The turbine engine components (as well as other industrial parts) are often formed of superalloys, which can withstand a variety of extreme operating conditions. The superalloys are strong, creep-resistant, and fatigue-resistant. However, they are still susceptible to progressive damage by oxidation, hot corrosion, and erosion, when exposed to the hot combustion gasses which flow through the turbine. Therefore, the components are usually covered with various types of protective coatings.
Different protective coatings are used for components in the various stages of the turbine engine. Usually, thermal barrier coating (TBC) systems or aluminum-containing coatings are employed in the high-pressure stages. Chromide coatings are often favored for the low-pressure stages of the turbine, which are typically exposed in service to intermediate-range temperatures.
The protective coatings are usually applied during fabrication of the turbine components. Many techniques are available for applying the coatings, such as “pack processes” or some form of vapor deposition. U.S. Pat. Nos. 4,148,936 and 6,283,715 describe several of the deposition techniques for chromide coatings. As mentioned below, the chromium layer usually interdiffuses with the base metal in the substrate.
The protective coatings on turbine engines can degrade during service, due to continued exposure to hot exhaust gasses and temperature changes during the operating cycles of the engine. Moreover, the coatings can be damaged during handling, in the course of manufacturing, installation, and inspection. Thus, it is sometimes necessary to repair the components, particularly airfoils, and return those components to service.
During repair, the protective coatings (e.g., the chromide coatings) are often removed to allow inspection and repair of the underlying substrate. Removal is typically carried out by immersing the component in a stripping solution.
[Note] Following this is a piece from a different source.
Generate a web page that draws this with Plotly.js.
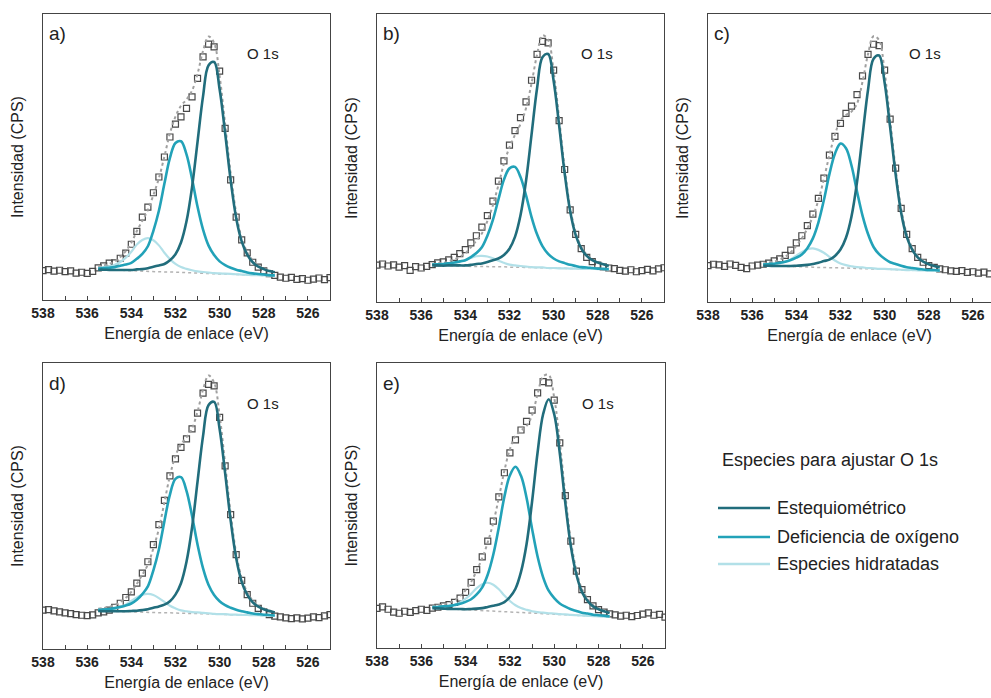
<!DOCTYPE html>
<html><head><meta charset="utf-8">
<script src="https://cdn.plot.ly/plotly-3.0.1.min.js"></script>
<style>html,body{margin:0;padding:0;background:#fff}#chart{width:991px;height:698px}</style>
</head><body><div id="chart"></div>
<script>
// ---- text ----
const PANEL_LABELS = ['a)', 'b)', 'c)', 'd)', 'e)'];
const PEAK_LABEL = 'O 1s';
const X_TITLE = 'Energía de enlace (eV)';
const Y_TITLE = 'Intensidad (CPS)';
const LEGEND_TITLE = 'Especies para ajustar O 1s';
const SERIES_NAMES = ['Estequiométrico', 'Deficiencia de oxígeno', 'Especies hidratadas'];
const SERIES_COLORS = ['#216d7c', '#22a2b8', '#b2e0e8'];

// ---- binding energy grids (eV) ----
const FIT_X = [535.5,535.25,535,534.75,534.5,534.25,534,533.75,533.5,533.25,533,532.75,532.5,532.25,532,531.75,531.5,531.25,531,530.75,530.5,530.25,530,529.75,529.5,529.25,529,528.75,528.5,528.25,528,527.75,527.5];
const DATA_X = [538,537.75,537.5,537.25,537,536.75,536.5,536.25,536,535.75,
  535.5,535.25,535,534.75,534.5,534.25,534,533.75,533.5,533.25,533,532.75,532.5,532.25,532,531.75,531.5,531.25,531,530.75,530.5,530.25,530,529.75,529.5,529.25,529,528.75,528.5,528.25,528,527.75,527.5,
  527.25,527,526.75,526.5,526.25,526,525.75,525.5,525.25,525];

// ---- panel a ----
const BASE_A = [10.6,10.6,10.5,10.4,10.4,10.3,10.2,10.2,10.1,10.0,10.0,9.9,9.8,9.8,9.7,9.6,9.6,9.5,9.4,9.3,9.3,9.2,9.1,9.1,9.0,8.9,8.9,8.8,8.7,8.7,8.6,8.5,8.5];
const EST_A = [0,0,0,0.1,0.1,0.2,0.3,0.5,0.7,1.1,1.6,2.2,2.8,4.1,6.3,10.5,17.9,29.9,45.9,62.0,72.8,74.0,64.6,49.3,32.9,19.8,11.6,7.1,4.5,3.0,2.2,1.6,1.2];
const DEF_A = [0.4,0.6,0.8,1.1,1.6,2.1,2.8,4.2,6.0,8.8,14.2,21.3,30.9,39.9,45.2,45.9,41.3,32.9,23.2,15.3,9.7,6.5,4.4,3.1,2.3,1.7,1.2,0.8,0.6,0.4,0.3,0.2,0.1];
const HYD_A = [0.6,0.9,1.3,1.9,2.9,4.5,6.7,9.2,10.9,11.6,10.9,9.2,6.7,4.5,2.9,1.9,1.3,0.9,0.6,0.5,0.3,0.2,0.2,0.1,0.1,0.1,0,0,0,0,0,0,0];
const DATA_A = [10.3,10.6,10.1,10.4,9.9,10.2,9.4,9.7,9.3,10.0,
  11.2,11.9,12.9,13.0,14.6,16.4,19.5,24.0,29.0,32.5,37.5,43.0,50.0,57.0,61.5,64.0,67.0,71.0,77.5,85.0,89.5,88.5,80.0,60.0,42.0,29.0,21.0,16.5,13.2,11.5,10.2,9.2,8.6,
  8.0,7.6,7.9,7.2,7.5,6.9,7.3,7.7,7.1,7.8];

// ---- panel b ----
const BASE_B = [12.7,12.7,12.6,12.6,12.5,12.5,12.4,12.4,12.4,12.3,12.3,12.3,12.2,12.2,12.1,12.1,12.1,12.0,11.9,11.9,11.9,11.8,11.8,11.7,11.7,11.6,11.6,11.5,11.5,11.5,11.4,11.4,11.3];
const EST_B = [0,0,0,0.1,0.2,0.2,0.3,0.5,0.8,1.1,1.6,2.2,2.9,4.1,6.4,10.5,18.0,30.0,46.2,62.3,73.2,74.3,65.0,49.6,33.0,19.9,11.6,7.1,4.5,3.0,2.3,1.7,1.2];
const DEF_B = [0.3,0.4,0.6,0.8,1.2,1.6,2.1,3.2,4.6,6.7,10.7,16.2,23.4,30.3,34.3,34.8,31.3,25.0,17.6,11.6,7.4,4.9,3.3,2.4,1.8,1.3,0.9,0.6,0.5,0.3,0.2,0.1,0.1];
const HYD_B = [0.2,0.3,0.4,0.6,0.9,1.4,2.1,2.9,3.5,3.7,3.5,2.9,2.1,1.4,0.9,0.6,0.4,0.3,0.2,0.1,0.1,0,0,0,0,0,0,0,0,0,0,0,0];
const DATA_B = [12.8,13.2,12.5,12.9,12.1,12.6,11.0,12.3,11.8,12.4,
  13.0,13.6,13.9,14.6,15.5,16.8,18.2,20.5,23.0,26.0,30.0,35.0,42.0,49.0,54.5,59.5,64.0,69.5,77.0,86.0,90.5,90.0,80.5,63.0,46.0,32.0,23.5,18.5,15.5,14.0,12.8,12.2,11.8,
  11.6,11.0,10.7,11.2,10.5,10.9,11.3,10.8,11.5,11.9];

// ---- panel c ----
const BASE_C = [12.6,12.6,12.5,12.4,12.4,12.3,12.3,12.2,12.2,12.1,12.0,12.0,11.9,11.9,11.8,11.8,11.7,11.6,11.6,11.5,11.5,11.4,11.4,11.3,11.3,11.2,11.1,11.1,11.0,11.0,10.9,10.9,10.8];
const EST_C = [0,0,0,0.1,0.1,0.2,0.3,0.5,0.7,1.1,1.6,2.2,2.8,4.1,6.4,10.5,18.0,30.0,46.1,62.2,73.0,74.2,64.8,49.4,33.0,19.8,11.6,7.1,4.5,3.0,2.2,1.6,1.2];
const DEF_C = [0.4,0.6,0.8,1.2,1.6,2.3,3.1,4.3,6.5,10.0,15.6,23.4,32.5,39.6,43.2,41.6,35.7,26.8,18.4,12.1,7.6,5.2,3.6,2.5,1.9,1.4,1.0,0.7,0.5,0.3,0.2,0.2,0.1];
const HYD_C = [0.4,0.5,0.7,1.0,1.6,2.5,3.8,5.1,6.1,6.5,6.1,5.1,3.8,2.5,1.6,1.0,0.7,0.5,0.4,0.3,0.2,0.1,0.1,0.1,0,0,0,0,0,0,0,0,0];
const DATA_C = [12.6,13.1,12.9,12.4,13.2,12.7,12.0,11.6,12.5,12.8,
  13.1,13.5,14.3,15.0,16.2,18.0,20.5,23.0,26.5,30.5,36.0,43.0,51.0,57.5,62.0,65.5,68.0,72.0,78.5,86.0,89.5,89.0,80.5,63.5,46.5,32.5,23.5,18.5,15.5,13.8,12.6,12.0,11.5,
  11.2,10.8,10.6,10.9,10.3,10.5,10.0,10.4,9.8,10.2];

// ---- panel d ----
const BASE_D = [13.3,13.2,13.2,13.1,13.1,13.0,13.0,12.9,12.9,12.8,12.8,12.7,12.7,12.6,12.6,12.5,12.5,12.4,12.4,12.3,12.3,12.2,12.1,12.1,12.0,12.0,11.9,11.9,11.8,11.8,11.7,11.7,11.6];
const EST_D = [0,0,0,0.1,0.1,0.2,0.3,0.5,0.7,1.1,1.6,2.2,2.8,4.1,6.4,10.5,18.0,30.0,46.1,62.2,73.0,74.2,64.8,49.4,33.0,19.8,11.6,7.1,4.5,3.0,2.2,1.6,1.2];
const DEF_D = [0.4,0.6,0.8,1.2,1.6,2.2,2.9,4.3,6.3,9.1,14.7,22.1,32.0,41.4,46.9,47.6,42.8,34.2,24.1,15.9,10.1,6.7,4.6,3.2,2.4,1.7,1.3,0.9,0.6,0.4,0.3,0.2,0.1];
const HYD_D = [0.4,0.5,0.7,1.0,1.6,2.5,3.8,5.1,6.1,6.5,6.1,5.1,3.8,2.5,1.6,1.0,0.7,0.5,0.4,0.3,0.2,0.1,0.1,0.1,0,0,0,0,0,0,0,0,0];
const DATA_D = [13.6,13.8,13.3,13.0,12.6,12.4,12.0,11.8,11.7,11.9,
  12.6,13.0,13.6,14.6,16.0,18.0,20.0,23.0,26.5,30.5,36.5,43.5,52.0,60.5,66.5,70.5,73.5,77.0,82.5,89.5,92.5,92.0,81.0,64.0,47.0,33.0,24.0,19.0,16.0,14.2,13.0,12.0,11.5,
  11.2,10.9,10.6,10.9,10.5,10.8,11.2,11.0,11.6,12.0];

// ---- panel e ----
const BASE_E = [14.0,13.9,13.8,13.7,13.6,13.5,13.4,13.3,13.2,13.1,13.0,12.9,12.8,12.7,12.6,12.5,12.4,12.3,12.2,12.1,12.0,11.9,11.9,11.8,11.7,11.6,11.5,11.4,11.3,11.2,11.1,11.0,10.9];
const EST_E = [0,0,0,0,0.1,0.2,0.2,0.4,0.6,0.9,1.4,1.9,2.5,3.4,5.3,8.3,14.3,24.1,39.2,56.6,70.1,75.4,70.1,56.6,39.2,24.1,14.3,8.3,5.3,3.4,2.5,1.9,1.4];
const DEF_E = [0.4,0.5,0.8,1.0,1.5,2.0,2.8,3.8,5.6,8.2,12.8,19.9,29.6,40.4,48.0,51.1,48.0,40.4,29.6,19.9,12.8,8.2,5.6,3.8,2.8,2.0,1.5,1.0,0.8,0.5,0.4,0.3,0.2];
const HYD_E = [0.4,0.5,0.7,1.1,1.6,2.5,3.9,5.7,7.8,9.3,9.9,9.3,7.8,5.7,3.9,2.5,1.6,1.1,0.7,0.5,0.4,0.3,0.2,0.1,0.1,0,0,0,0,0,0,0,0];
const DATA_E = [13.9,14.4,13.6,12.6,12.2,12.9,12.5,13.1,13.6,13.2,
  14.0,14.3,14.8,15.2,16.0,17.5,19.5,23.0,27.5,32.0,37.5,44.5,53.0,61.5,68.5,73.0,76.5,79.5,83.5,89.5,93.5,93.0,87.0,72.0,53.5,37.5,27.0,20.5,17.0,14.8,13.5,12.6,12.0,
  11.6,11.2,11.5,11.0,11.4,11.9,12.3,11.5,11.8,10.8];

// ---- layout geometry (pixels in the 991x698 page) ----
const W = 991, H = 698;
const PANEL_BOX = [  // [left, right, top, bottom]
  [43, 330, 14, 300],
  [377, 664, 14, 302],
  [708, 991, 14, 302],
  [43, 330, 363, 649],
  [377, 665, 363, 648]
];
const X_RANGES = [[538, 525], [538, 525], [538, 525.18], [538, 525], [538, 525]];

const panels = [
  [BASE_A, EST_A, DEF_A, HYD_A, DATA_A],
  [BASE_B, EST_B, DEF_B, HYD_B, DATA_B],
  [BASE_C, EST_C, DEF_C, HYD_C, DATA_C],
  [BASE_D, EST_D, DEF_D, HYD_D, DATA_D],
  [BASE_E, EST_E, DEF_E, HYD_E, DATA_E]
];

const FONT = 'Arial, "Liberation Sans", sans-serif';
const traces = [];
const layout = {
  width: W, height: H,
  margin: {l: 0, r: 0, t: 0, b: 0},
  paper_bgcolor: '#fff', plot_bgcolor: '#fff',
  showlegend: false,
  font: {family: FONT, color: '#222'},
  annotations: [], shapes: []
};

panels.forEach((p, k) => {
  const [base, est, def, hyd, data] = p;
  const n = k + 1;
  const xa = 'x' + (n === 1 ? '' : n), ya = 'y' + (n === 1 ? '' : n);
  const add = (arr) => base.map((b, i) => b + arr[i]);
  const envelope = base.map((b, i) => b + est[i] + def[i] + hyd[i]);

  traces.push({x: FIT_X, y: base, xaxis: xa, yaxis: ya, mode: 'lines', hoverinfo: 'skip',
    line: {color: '#b3b3b3', width: 1.5, dash: 'dot'}});
  traces.push({x: DATA_X, y: data, xaxis: xa, yaxis: ya, mode: 'markers', name: 'Datos',
    marker: {symbol: 'square-open', size: 6, color: '#2a2a2a', line: {width: 1.2, color: '#2a2a2a'}}, opacity: 0.85});
  traces.push({x: FIT_X, y: envelope, xaxis: xa, yaxis: ya, mode: 'lines', name: 'Envolvente',
    line: {color: '#a0a0a0', width: 2, dash: 'dot', shape: 'spline'}});
  [hyd, def, est].forEach((comp, ci) => {
    const si = 2 - ci;
    traces.push({x: FIT_X, y: add(comp), xaxis: xa, yaxis: ya, mode: 'lines', name: SERIES_NAMES[si],
      line: {color: SERIES_COLORS[si], width: si === 2 ? 2.2 : 2.6, shape: 'spline'}});
  });

  const [l, r, t, b] = PANEL_BOX[k];
  const xkey = 'xaxis' + (n === 1 ? '' : n), ykey = 'yaxis' + (n === 1 ? '' : n);
  layout[xkey] = {
    domain: [l / W, r / W], anchor: ya, range: X_RANGES[k],
    tick0: 538, dtick: 1, ticklabelstep: 2, ticks: 'inside', ticklen: 4, tickcolor: '#444',
    showline: true, linecolor: '#444', linewidth: 1, mirror: true,
    showgrid: false, zeroline: false,
    tickfont: {family: FONT, size: 14, color: '#222', weight: 'bold'},
    title: {text: X_TITLE, font: {family: FONT, size: 16, color: '#222'}, standoff: 8}
  };
  layout[ykey] = {
    domain: [1 - b / H, 1 - t / H], anchor: xa, range: [0, 100],
    showticklabels: false, ticks: '', showline: true, linecolor: '#444', linewidth: 1, mirror: true,
    showgrid: false, zeroline: false,
    title: {text: Y_TITLE, font: {family: FONT, size: 16, color: '#222'}, standoff: 14}
  };
  const xd = xa + ' domain', yd = ya + ' domain';
  layout.annotations.push({xref: xd, yref: yd, x: 0.015, y: 1 - 20 / (b - t), xanchor: 'left', yanchor: 'middle',
    text: PANEL_LABELS[k], showarrow: false, font: {family: FONT, size: 19, color: '#222'}});
  layout.annotations.push({xref: xd, yref: yd, x: 202 / 287, y: 1 - 40 / (b - t), xanchor: 'left', yanchor: 'middle',
    text: PEAK_LABEL, showarrow: false, font: {family: FONT, size: 15, color: '#222'}});
});

// ---- legend (drawn) ----
layout.annotations.push({xref: 'paper', yref: 'paper', x: 720 / W, y: 1 - 460 / H, xanchor: 'left', yanchor: 'middle',
  text: LEGEND_TITLE, showarrow: false, font: {family: FONT, size: 18, color: '#222'}});
const LEG_Y = [508, 537, 564];
SERIES_NAMES.forEach((nm, i) => {
  layout.shapes.push({type: 'line', xref: 'paper', yref: 'paper', x0: 718 / W, x1: 770 / W,
    y0: 1 - LEG_Y[i] / H, y1: 1 - LEG_Y[i] / H, line: {color: SERIES_COLORS[i], width: 2.5}});
  layout.annotations.push({xref: 'paper', yref: 'paper', x: 775 / W, y: 1 - LEG_Y[i] / H, xanchor: 'left', yanchor: 'middle',
    text: nm, showarrow: false, font: {family: FONT, size: 18, color: '#222'}});
});

Plotly.newPlot('chart', traces, layout, {displayModeBar: false, staticPlot: true});
</script>
</body></html>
In the past, common stripping solutions were based on one or more strong mineral acids (e.g., hydrochloric acid, sulfuric acid, nitric acid, and hydrofluoric acid), as well as other additives.
The prior art stripping compositions are sometimes effective for removing chromide coatings from turbine substrates. However, there are some disadvantages to their use. For example, the mineral acid compositions often emit an excessive amount of hazardous, acidic fumes. Due to environmental, health and safety concerns, such fumes must be scrubbed from ventilation exhaust systems.
Moreover, the mineral acid compositions tend to attack the substrate, pitting the base metal. The mineral acid-based processes are generally non-selective, and can result in undesirable loss of the substrate material. This material loss can lead to changes in critical dimensions, e.g., turbine airfoil wall thickness. The material loss can also lead to structural degradation of the substrate alloy, e.g., by way of intergranular attack.
Furthermore, the chromide coatings sometimes have a great deal of adherence to the substrate, and are not effectively removed with the strong mineral acids. In those instances, other techniques must be employed, such as grit blasting. However, grit blasting is a labor-intensive process that is usually carried out on a piece-by-piece basis. Special care must sometimes be taken, to prevent grit-blasting damage to the substrate or any protective coating not being removed during the turbine component overhaul.
In view of some of the drawbacks of the prior art, new processes for removing chromide coatings from metal substrates would be welcome in the art. The processes should be capable of removing substantially all of the coating material, while not attacking the substrate itself. It would also be desirable if the processes did not result in the formation of an unacceptable amount of hazardous fumes.
In some instances, the processes should also be compatible with processes being used to remove other coatings from the component, e.g., metallic overlay coatings. The processes should also exhibit some degree of selectivity. For example, they should effectively remove the chromide coating while substantially preserving the substrate.